Your task is to give the listing below back word for word, pictures excluded.

## BEGIN Data excerpt

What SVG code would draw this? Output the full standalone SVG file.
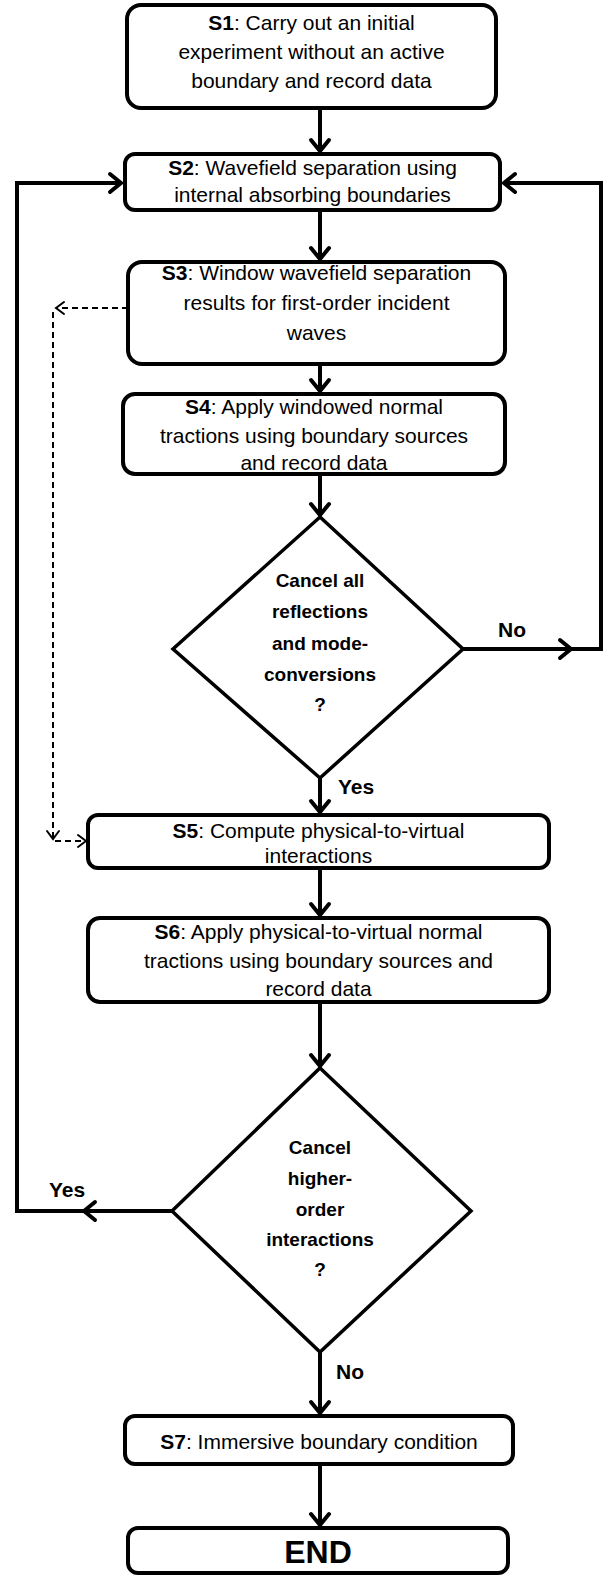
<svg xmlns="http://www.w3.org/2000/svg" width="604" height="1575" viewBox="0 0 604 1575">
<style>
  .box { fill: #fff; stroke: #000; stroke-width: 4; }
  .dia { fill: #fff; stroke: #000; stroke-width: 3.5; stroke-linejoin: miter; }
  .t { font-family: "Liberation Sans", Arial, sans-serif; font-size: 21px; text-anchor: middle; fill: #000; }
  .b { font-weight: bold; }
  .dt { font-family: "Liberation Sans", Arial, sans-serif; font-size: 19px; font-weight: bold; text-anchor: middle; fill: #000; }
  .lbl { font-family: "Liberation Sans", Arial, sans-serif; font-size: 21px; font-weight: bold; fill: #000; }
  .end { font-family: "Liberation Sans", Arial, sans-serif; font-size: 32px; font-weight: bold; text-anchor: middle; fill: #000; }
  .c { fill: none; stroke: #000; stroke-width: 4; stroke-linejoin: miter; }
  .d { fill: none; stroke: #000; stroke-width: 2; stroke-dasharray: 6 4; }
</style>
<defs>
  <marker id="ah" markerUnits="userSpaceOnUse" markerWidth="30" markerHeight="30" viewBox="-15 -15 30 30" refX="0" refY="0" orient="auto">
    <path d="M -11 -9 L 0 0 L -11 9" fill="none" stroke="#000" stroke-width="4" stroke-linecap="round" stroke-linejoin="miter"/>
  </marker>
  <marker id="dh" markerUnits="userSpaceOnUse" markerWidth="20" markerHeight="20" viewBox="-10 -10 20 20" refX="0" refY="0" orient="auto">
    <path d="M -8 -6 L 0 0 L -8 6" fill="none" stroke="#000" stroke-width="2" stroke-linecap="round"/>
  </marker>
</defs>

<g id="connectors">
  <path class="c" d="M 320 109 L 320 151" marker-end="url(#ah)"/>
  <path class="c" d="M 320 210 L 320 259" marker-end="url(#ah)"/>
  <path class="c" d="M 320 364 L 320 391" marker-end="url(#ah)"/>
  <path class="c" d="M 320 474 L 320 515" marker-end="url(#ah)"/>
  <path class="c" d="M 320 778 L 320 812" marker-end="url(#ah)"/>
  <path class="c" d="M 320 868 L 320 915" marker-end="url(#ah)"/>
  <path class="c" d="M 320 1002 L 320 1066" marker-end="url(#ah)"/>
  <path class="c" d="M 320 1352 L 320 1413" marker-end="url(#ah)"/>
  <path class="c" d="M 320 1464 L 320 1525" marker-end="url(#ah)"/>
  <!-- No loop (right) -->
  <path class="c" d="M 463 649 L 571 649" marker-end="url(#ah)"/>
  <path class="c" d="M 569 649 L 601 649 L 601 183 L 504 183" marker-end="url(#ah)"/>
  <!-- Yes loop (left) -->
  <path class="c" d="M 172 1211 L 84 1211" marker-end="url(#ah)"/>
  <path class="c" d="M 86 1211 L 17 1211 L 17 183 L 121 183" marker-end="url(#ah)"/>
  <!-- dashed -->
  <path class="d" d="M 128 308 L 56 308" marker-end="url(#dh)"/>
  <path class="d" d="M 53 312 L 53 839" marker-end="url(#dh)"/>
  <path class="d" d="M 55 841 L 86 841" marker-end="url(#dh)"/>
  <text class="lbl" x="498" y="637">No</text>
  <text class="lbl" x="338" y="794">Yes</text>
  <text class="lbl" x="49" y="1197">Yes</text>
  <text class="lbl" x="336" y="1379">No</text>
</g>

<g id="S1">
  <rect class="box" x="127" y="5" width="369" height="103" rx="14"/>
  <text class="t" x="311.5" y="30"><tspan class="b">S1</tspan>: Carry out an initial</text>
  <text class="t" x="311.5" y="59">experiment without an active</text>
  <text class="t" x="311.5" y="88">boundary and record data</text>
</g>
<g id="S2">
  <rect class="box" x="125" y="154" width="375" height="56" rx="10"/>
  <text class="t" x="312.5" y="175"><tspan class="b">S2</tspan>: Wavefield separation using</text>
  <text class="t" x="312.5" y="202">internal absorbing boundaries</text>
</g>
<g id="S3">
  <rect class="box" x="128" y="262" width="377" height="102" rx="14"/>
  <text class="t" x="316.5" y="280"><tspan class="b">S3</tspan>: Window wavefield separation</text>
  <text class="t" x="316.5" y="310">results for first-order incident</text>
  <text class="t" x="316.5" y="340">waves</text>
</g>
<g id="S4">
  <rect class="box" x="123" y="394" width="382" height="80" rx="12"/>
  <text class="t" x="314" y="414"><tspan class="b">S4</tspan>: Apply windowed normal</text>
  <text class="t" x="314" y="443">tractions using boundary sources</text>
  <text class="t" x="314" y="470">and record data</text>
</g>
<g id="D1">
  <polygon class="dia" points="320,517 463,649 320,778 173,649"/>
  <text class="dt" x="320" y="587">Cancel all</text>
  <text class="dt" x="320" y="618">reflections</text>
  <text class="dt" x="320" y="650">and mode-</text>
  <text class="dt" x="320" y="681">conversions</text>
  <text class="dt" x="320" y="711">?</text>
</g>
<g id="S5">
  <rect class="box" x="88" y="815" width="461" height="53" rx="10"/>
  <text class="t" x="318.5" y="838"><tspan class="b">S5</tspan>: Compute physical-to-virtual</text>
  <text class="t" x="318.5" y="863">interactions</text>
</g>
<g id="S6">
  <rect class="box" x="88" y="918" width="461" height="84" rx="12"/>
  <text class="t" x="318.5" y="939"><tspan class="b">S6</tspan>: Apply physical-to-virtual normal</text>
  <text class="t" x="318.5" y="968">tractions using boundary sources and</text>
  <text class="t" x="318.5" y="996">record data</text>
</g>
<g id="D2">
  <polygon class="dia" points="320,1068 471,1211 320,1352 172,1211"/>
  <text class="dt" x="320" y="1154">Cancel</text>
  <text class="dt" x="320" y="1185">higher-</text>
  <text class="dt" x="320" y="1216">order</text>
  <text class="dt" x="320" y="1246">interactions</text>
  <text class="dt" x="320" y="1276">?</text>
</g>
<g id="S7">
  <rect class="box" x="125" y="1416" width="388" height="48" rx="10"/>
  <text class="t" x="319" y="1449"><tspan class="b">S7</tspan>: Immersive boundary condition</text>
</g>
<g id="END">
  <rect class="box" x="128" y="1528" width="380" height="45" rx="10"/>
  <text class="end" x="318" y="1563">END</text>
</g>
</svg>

## END Data excerpt

_Expected answer_.
What SVG code would draw this? Output the full standalone SVG file.
<svg xmlns="http://www.w3.org/2000/svg" width="604" height="1575" viewBox="0 0 604 1575">
<style>
  .box { fill: #fff; stroke: #000; stroke-width: 4; }
  .dia { fill: #fff; stroke: #000; stroke-width: 3.5; stroke-linejoin: miter; }
  .t { font-family: "Liberation Sans", Arial, sans-serif; font-size: 21px; text-anchor: middle; fill: #000; }
  .b { font-weight: bold; }
  .dt { font-family: "Liberation Sans", Arial, sans-serif; font-size: 19px; font-weight: bold; text-anchor: middle; fill: #000; }
  .lbl { font-family: "Liberation Sans", Arial, sans-serif; font-size: 21px; font-weight: bold; fill: #000; }
  .end { font-family: "Liberation Sans", Arial, sans-serif; font-size: 32px; font-weight: bold; text-anchor: middle; fill: #000; }
  .c { fill: none; stroke: #000; stroke-width: 4; stroke-linejoin: miter; }
  .d { fill: none; stroke: #000; stroke-width: 2; stroke-dasharray: 6 4; }
</style>
<defs>
  <marker id="ah" markerUnits="userSpaceOnUse" markerWidth="30" markerHeight="30" viewBox="-15 -15 30 30" refX="0" refY="0" orient="auto">
    <path d="M -11 -9 L 0 0 L -11 9" fill="none" stroke="#000" stroke-width="4" stroke-linecap="round" stroke-linejoin="miter"/>
  </marker>
  <marker id="dh" markerUnits="userSpaceOnUse" markerWidth="20" markerHeight="20" viewBox="-10 -10 20 20" refX="0" refY="0" orient="auto">
    <path d="M -8 -6 L 0 0 L -8 6" fill="none" stroke="#000" stroke-width="2" stroke-linecap="round"/>
  </marker>
</defs>

<g id="connectors">
  <path class="c" d="M 320 109 L 320 151" marker-end="url(#ah)"/>
  <path class="c" d="M 320 210 L 320 259" marker-end="url(#ah)"/>
  <path class="c" d="M 320 364 L 320 391" marker-end="url(#ah)"/>
  <path class="c" d="M 320 474 L 320 515" marker-end="url(#ah)"/>
  <path class="c" d="M 320 778 L 320 812" marker-end="url(#ah)"/>
  <path class="c" d="M 320 868 L 320 915" marker-end="url(#ah)"/>
  <path class="c" d="M 320 1002 L 320 1066" marker-end="url(#ah)"/>
  <path class="c" d="M 320 1352 L 320 1413" marker-end="url(#ah)"/>
  <path class="c" d="M 320 1464 L 320 1525" marker-end="url(#ah)"/>
  <!-- No loop (right) -->
  <path class="c" d="M 463 649 L 571 649" marker-end="url(#ah)"/>
  <path class="c" d="M 569 649 L 601 649 L 601 183 L 504 183" marker-end="url(#ah)"/>
  <!-- Yes loop (left) -->
  <path class="c" d="M 172 1211 L 84 1211" marker-end="url(#ah)"/>
  <path class="c" d="M 86 1211 L 17 1211 L 17 183 L 121 183" marker-end="url(#ah)"/>
  <!-- dashed -->
  <path class="d" d="M 128 308 L 56 308" marker-end="url(#dh)"/>
  <path class="d" d="M 53 312 L 53 839" marker-end="url(#dh)"/>
  <path class="d" d="M 55 841 L 86 841" marker-end="url(#dh)"/>
  <text class="lbl" x="498" y="637">No</text>
  <text class="lbl" x="338" y="794">Yes</text>
  <text class="lbl" x="49" y="1197">Yes</text>
  <text class="lbl" x="336" y="1379">No</text>
</g>

<g id="S1">
  <rect class="box" x="127" y="5" width="369" height="103" rx="14"/>
  <text class="t" x="311.5" y="30"><tspan class="b">S1</tspan>: Carry out an initial</text>
  <text class="t" x="311.5" y="59">experiment without an active</text>
  <text class="t" x="311.5" y="88">boundary and record data</text>
</g>
<g id="S2">
  <rect class="box" x="125" y="154" width="375" height="56" rx="10"/>
  <text class="t" x="312.5" y="175"><tspan class="b">S2</tspan>: Wavefield separation using</text>
  <text class="t" x="312.5" y="202">internal absorbing boundaries</text>
</g>
<g id="S3">
  <rect class="box" x="128" y="262" width="377" height="102" rx="14"/>
  <text class="t" x="316.5" y="280"><tspan class="b">S3</tspan>: Window wavefield separation</text>
  <text class="t" x="316.5" y="310">results for first-order incident</text>
  <text class="t" x="316.5" y="340">waves</text>
</g>
<g id="S4">
  <rect class="box" x="123" y="394" width="382" height="80" rx="12"/>
  <text class="t" x="314" y="414"><tspan class="b">S4</tspan>: Apply windowed normal</text>
  <text class="t" x="314" y="443">tractions using boundary sources</text>
  <text class="t" x="314" y="470">and record data</text>
</g>
<g id="D1">
  <polygon class="dia" points="320,517 463,649 320,778 173,649"/>
  <text class="dt" x="320" y="587">Cancel all</text>
  <text class="dt" x="320" y="618">reflections</text>
  <text class="dt" x="320" y="650">and mode-</text>
  <text class="dt" x="320" y="681">conversions</text>
  <text class="dt" x="320" y="711">?</text>
</g>
<g id="S5">
  <rect class="box" x="88" y="815" width="461" height="53" rx="10"/>
  <text class="t" x="318.5" y="838"><tspan class="b">S5</tspan>: Compute physical-to-virtual</text>
  <text class="t" x="318.5" y="863">interactions</text>
</g>
<g id="S6">
  <rect class="box" x="88" y="918" width="461" height="84" rx="12"/>
  <text class="t" x="318.5" y="939"><tspan class="b">S6</tspan>: Apply physical-to-virtual normal</text>
  <text class="t" x="318.5" y="968">tractions using boundary sources and</text>
  <text class="t" x="318.5" y="996">record data</text>
</g>
<g id="D2">
  <polygon class="dia" points="320,1068 471,1211 320,1352 172,1211"/>
  <text class="dt" x="320" y="1154">Cancel</text>
  <text class="dt" x="320" y="1185">higher-</text>
  <text class="dt" x="320" y="1216">order</text>
  <text class="dt" x="320" y="1246">interactions</text>
  <text class="dt" x="320" y="1276">?</text>
</g>
<g id="S7">
  <rect class="box" x="125" y="1416" width="388" height="48" rx="10"/>
  <text class="t" x="319" y="1449"><tspan class="b">S7</tspan>: Immersive boundary condition</text>
</g>
<g id="END">
  <rect class="box" x="128" y="1528" width="380" height="45" rx="10"/>
  <text class="end" x="318" y="1563">END</text>
</g>
</svg>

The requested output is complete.